ODM2 / ODM2DataSharingPortal

A Python-Django web application enabling users to upload, share, and display data from their environmental monitoring sites via the app's ODM2 database. Data can either be automatically streamed from Internet of Things (IoT) devices, manually uploaded via CSV files, or manually entered into forms.
BSD 3-Clause "New" or "Revised" License
31 stars 8 forks source link

Lost MMW readings - system wide? #685

Closed neilh10 closed 2 weeks ago

neilh10 commented 9 months ago

While looking at some readings from MMW - I noticed a time gap in readings. It would appear that approx 5 days worth of data missing across a number of devices.

For https://monitormywatershed.org/sites/SpokaneR-SpokaneValley/ Saw a gap between 2023-09-26 8:45AM PST & 2023-09-30 16:15 Investigating a further 6 other nodes it seems they had all lost data during this period

TUCA_PO03 PST 9/26 7:15am to 9/30 16:00 missing 418 TUCA_Sa01 PST 9/25 23:30 9/30 16:15 missing 450 ~ https://monitormywatershed.org/sites/TUCA_Sa01/ TUCA_GV08 9/26 5:30am to 9/30 16:15 missing 418 (3487-3069) TUCA_MW01 PST 9/26 8:15am to 9/30 16:15 TUCA_MW12 PST 9/26 8:15am 9/30 16:15 nh_LCC45 Missing 9/26 7am to 9/30 16:15 439

I have some field system logs for some of the devices that I can check for a verified 201 handshake if that would be useful.

The visual Visual of lost data as described here https://www.envirodiy.org/topic/monitoring-power-consumption/#post-18197

Might be related to #605

SRGDamia1 commented 8 months ago

I'm also seeing a gap there for my sites in the online data. But there's no gap in my local record of data that I scrape from the website every few hours. So, the data did make it to the server, was available for download, and was later lost.

@neilh10 Your loggers were likely getting 201s, so there's no reason to dig through their logs.

@ptomasula can you please look into this? I suspect the gap must be caused by a database migration related to the StreamWatch Schools update or the hotfix on 9/26.

SRGDamia1 commented 8 months ago

I do not think this is related to #605.

neilh10 commented 8 months ago

@SRGDamia1 thanks for the insights. It looks like we both have ways that we are trying to verify the life cycle of the data. Just an fryi to who over looks into it, I have had some devices (NA13 and GV01) with connectivity issues, that got delayed in delivering their data, and subsequently are now delivering the data - so there is likely to be some devices with data in that window.

I mentioned https://github.com/ODM2/ODM2DataSharingPortal/issues/605 as it seemed there was never any investigation done into it - but maybe its just to old to consider now.

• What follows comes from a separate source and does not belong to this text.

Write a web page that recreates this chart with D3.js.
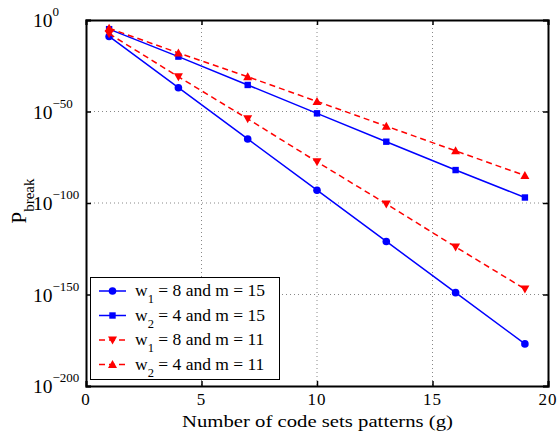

aufdenkampe commented 7 months ago

@ptomasula and I will look into this. It's definitely related to our database migration process.

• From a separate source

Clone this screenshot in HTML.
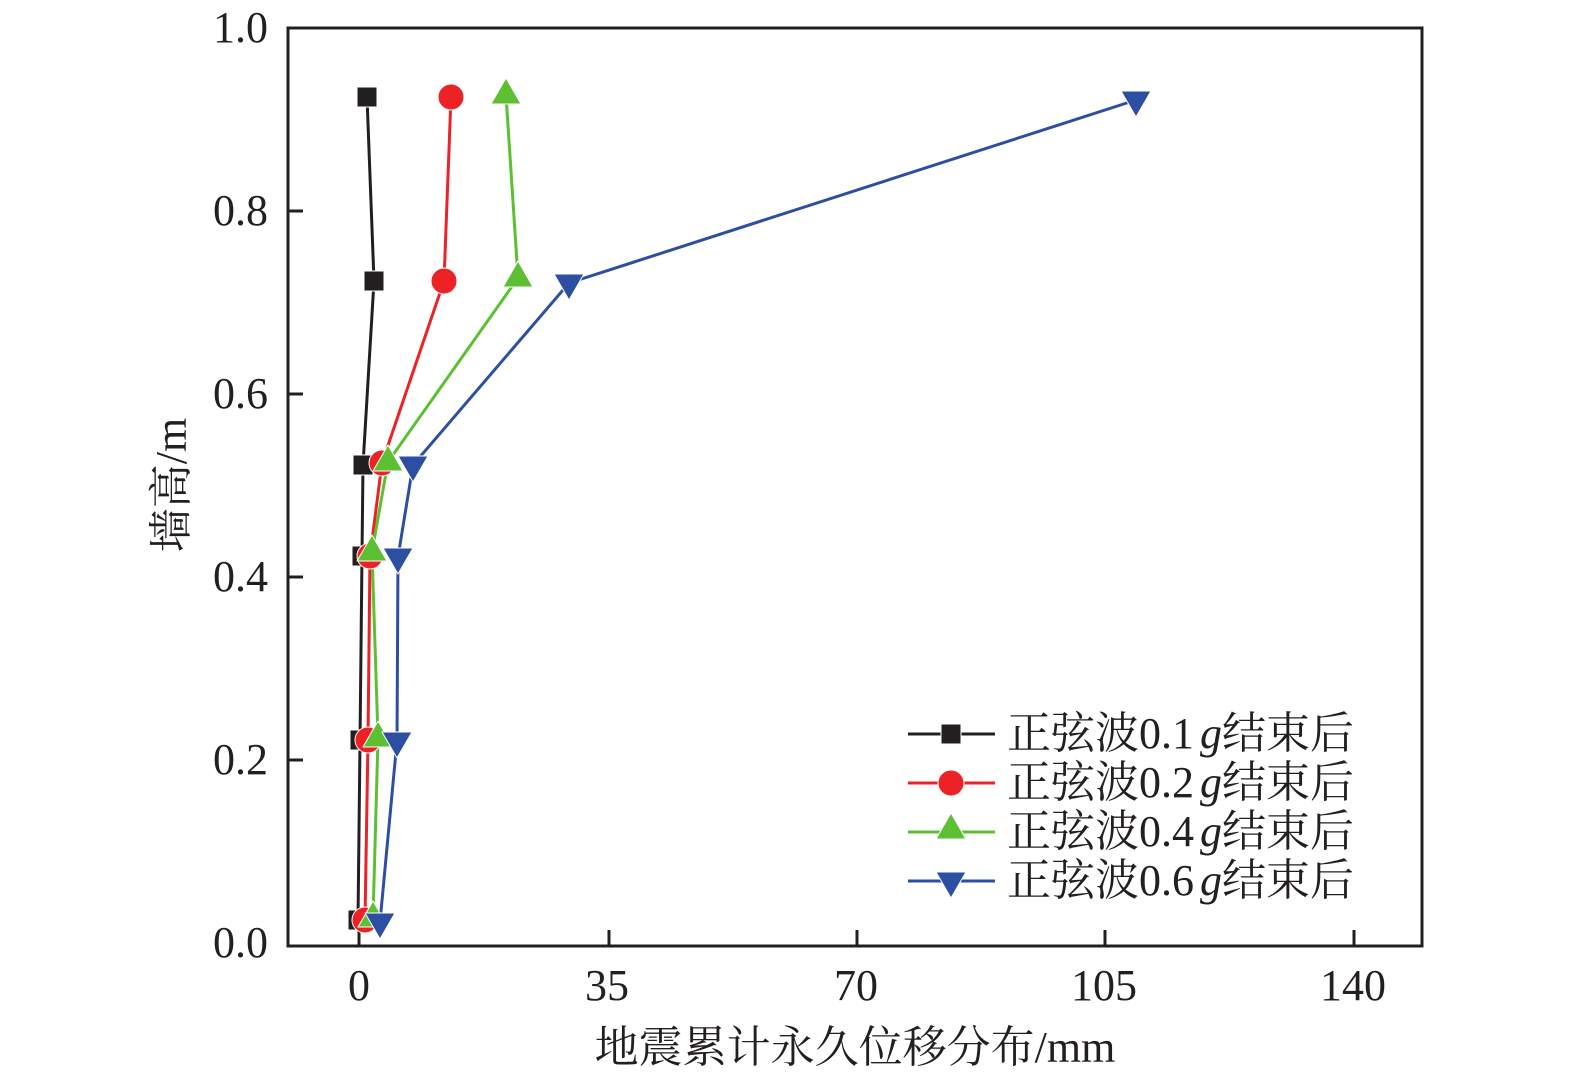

Please note that in every one of our releases in the last few years, we've been trying to eliminate legacy code and database issues, and that always requires migrating databases. We've been increasingly automating the process; it used to take us many hours and lately we've done it in 15-30 minutes. In the next release, we hope to reduce that time even further to a couple of minutes. To date, when we do this, we don't have a database available to receive the data, so all data arriving during that time is lost. That will no longer be an issue once we implement Simple Queue Service with #688, sometime this spring.

With all that said, the data lose in this issue must have resulted in a hot fix we made, which is a separate issue than our normal release workflow. We can look at it a bit closer to figure out if we can restore that data.

neilh10 commented 2 weeks ago

I'm closing this as I believe the reasons for the lost data has been identified, and there is better active monitoring . It probably can't be guaranteed from happening again, however there is a lot more discussion about possibly failure modes.